The approach of Kaplan’s Wing-T offense closely mirrors that of the Vermilion Parish community of more than 5,000 residents.

Hard-working and blue-collar are just part of the fabric that intertwines the two with the Pirates’ offensive line serving at the heart of the team’s methodical approach.

“Kaplan has never really had size on other teams,” Kaplan junior offensive guard Jarrick Romero said. “Every team we play is basically bigger than us. The offense is not about size, it’s about speed and being physical. That shows why we’re in the third round of the playoffs.”

Said fellow Kaplan guard Gage Morvant: “We’re small but we have big hearts.
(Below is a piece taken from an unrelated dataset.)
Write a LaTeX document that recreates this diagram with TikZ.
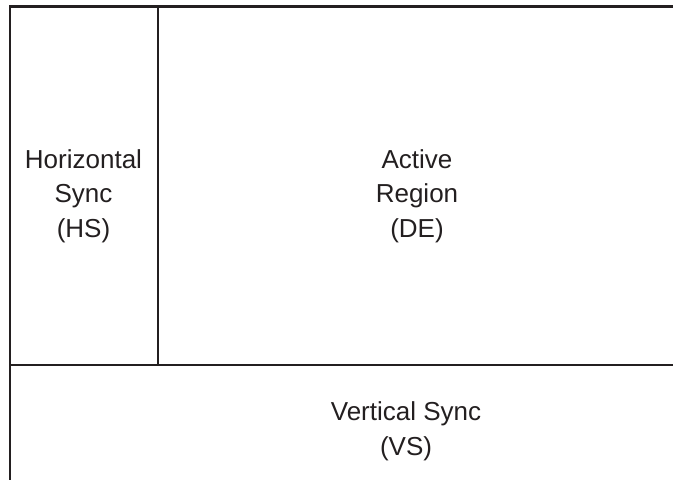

We work hard every day at practice.”

With No. 1 Lutcher (11-1) bringing its high-flying, up-tempo offense into town for Friday’s Class 3A nonselect quarterfinal No. 9 Kaplan (9-3) realizes the task at hand in trying to slow down the Bulldogs.

That begins with the Pirates’ offense and their veteran offensive line’s ability to sustain drives and control the clock in order to keep the Bulldogs’ offense on the sideline at Ed Douglass Memorial Stadium.

“We always preach that our best defense is our offense and leaving another team’s offense on the sideline,” Kaplan coach Stephen “Tank” Lotief said. “We try to stay on the field and take a lot of snaps and they’re getting it done. We’ve got a big test this week.”

Kaplan returned the nucleus of its offensive line from a year ago with Romero, Morvant and senior tackle Gabe Briolo all starting in 2014.

The Pirates added senior center C.J. Crochet and junior tackle Hunter Vincent to that starting group, along with a rotating trio of tight ends that include seniors John Broussard, Jaise Meche and D’Angelo Martin.

“Coach has taught us that everything starts at the line,” Morvant said. “If you don’t have a line, then you don’t have anything. We take that to heart.”

There’s nothing prototypical about this year’s offensive line other than its ability to play as a cohesive unit and pave the way for fullback Julius Johnson, who leads the team with 2,006 yards and 22 touchdowns.

Kaplan’s produces 330 rushing yards per game behind a line that averages 220 pounds across the front with the 303-pound Vincent the only player over 240 pounds.

“We stay low and hit people from all angles,” said Romero, an All-District 6-3A selection last season. “We drive them. We have the heart of 270-pound players. We like to be physical.”

Lotief likens the plays of his offensive line to a well-choreographed series of steps and movements by a unit working in unison, often getting help from the running backs.

“It’s kind of a like dance,” he said, also crediting offensive line coach Jared Duhon and tight ends coach Craig Blanchard. “Everybody’s got to be working together.”

Romero credited the unit’s on-field precision to the chemistry they’ve built off the field, which started well before they reached high school.

The long-lasting friendships they’ve established have carried over to Kaplan High where it’s common on weekends to find all of them playing video games at Romero’s home or out hunting.

“We’re always doing things together, always staying close,” Romero said. “I think it makes us play as one and not just rely on one person. We have confidence in the guy next to us.”

Added Morvant: “We’ve played football since we were little. It’s like a big family.”